Of a piece with James v. Dravo Contracting Co. was the decision in Graves v. O'Keefe,[70] handed down two years later. Repudiating the theory "that a tax on income is legally or economically a tax on its source," the Court held that a State could levy a nondiscriminatory income tax upon the salary of an employee of a government corporation. In the opinion of the Court, Justice Stone intimated that Congress could not validly confer such an immunity upon federal employees. He wrote: "The burden, so far as it can be said to exist or to affect the government in any indirect or incidental way, is one which the Constitution presupposes; and hence it cannot rightly be deemed to be within an implied restriction upon the taxing power of the national and state governments which the Constitution has expressly granted to one and has confirmed to the other. The immunity is not one to be implied from the Constitution, because if allowed it would impose to an inadmissible extent a restriction on the taxing power which the Constitution has reserved to the state governments."[71] Chief Justice Hughes concurred in the result without opinion. Justices Butler and McReynolds dissented and Justice Frankfurter wrote a concurring opinion in which he reserved judgment as to "whether Congress may, by express legislation, relieve its functionaries from their civic obligations to pay for the benefits of the State governments under which they live...."[72]

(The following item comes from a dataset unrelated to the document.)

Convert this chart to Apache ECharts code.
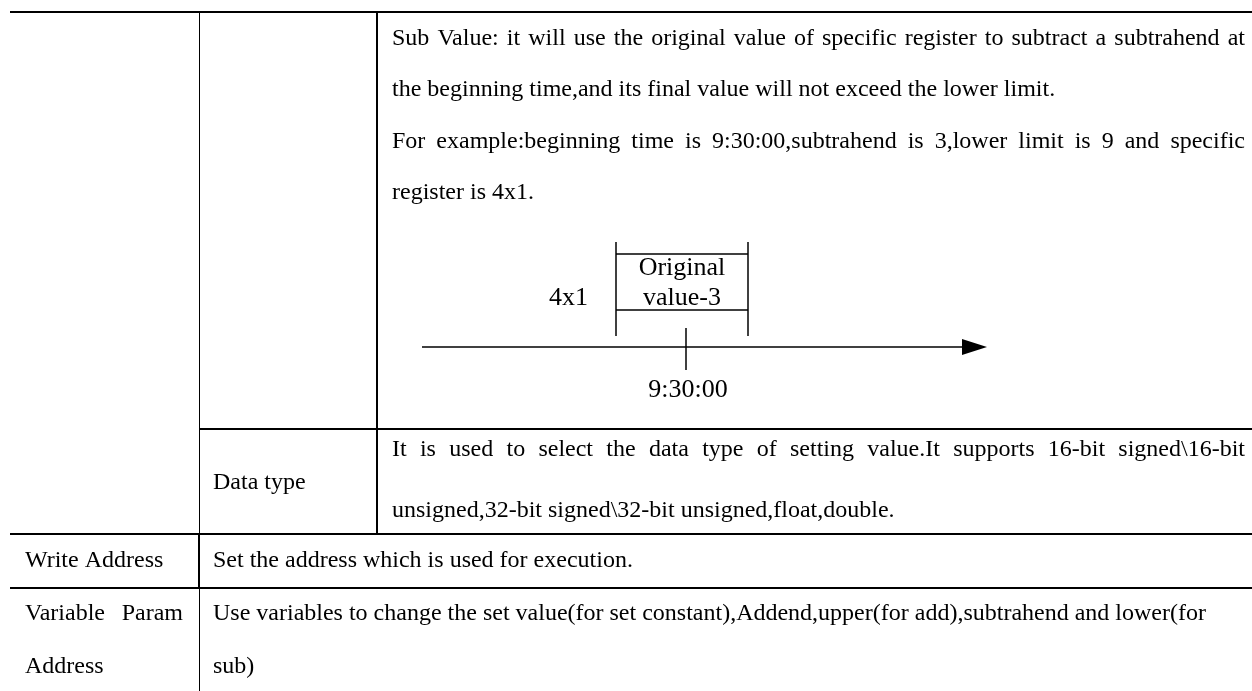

AD VALOREM TAXES UNDER THE DOCTRINE

Property owned by a federally chartered corporation engaged in private business is subject to State and local ad valorem taxes. This was conceded in McCulloch v. Maryland,[73] and confirmed a half century later with respect to railroads incorporated by Congress.[74] Similarly, a property tax may be levied against the lands under water which are owned by a person holding a license under the Federal Water Power Act.[75] Land conveyed by the United States to a corporation for dry dock purposes was subject to a general property tax, despite a reservation in the conveyance of a right to free use of the dry dock and a provision for forfeiture in case of the continued unfitness of the dry dock for use, or the use of the land for other purposes.[76] Where equitable title has passed to the purchaser of land from the Government, a State may tax the equitable owner on the full value thereof, despite the retention of legal title by the Government,[77] but the equitable title passes otherwise.[78] Recently a divided Court held that where the Government purchased movable machinery and leased it to a private contractor, the lessee could not be taxed on the full value of the equipment.[79] In the pioneer case of Van Brocklin v. Tennessee,[80] the State was denied the right to sell for taxes lands which the United States owned at the time the taxes were levied, but in which it had ceased to have any interest at the time of sale. Nor can a State assess land in the hands of private owners for benefits from a road improvement completed while it was owned by the United States.[81]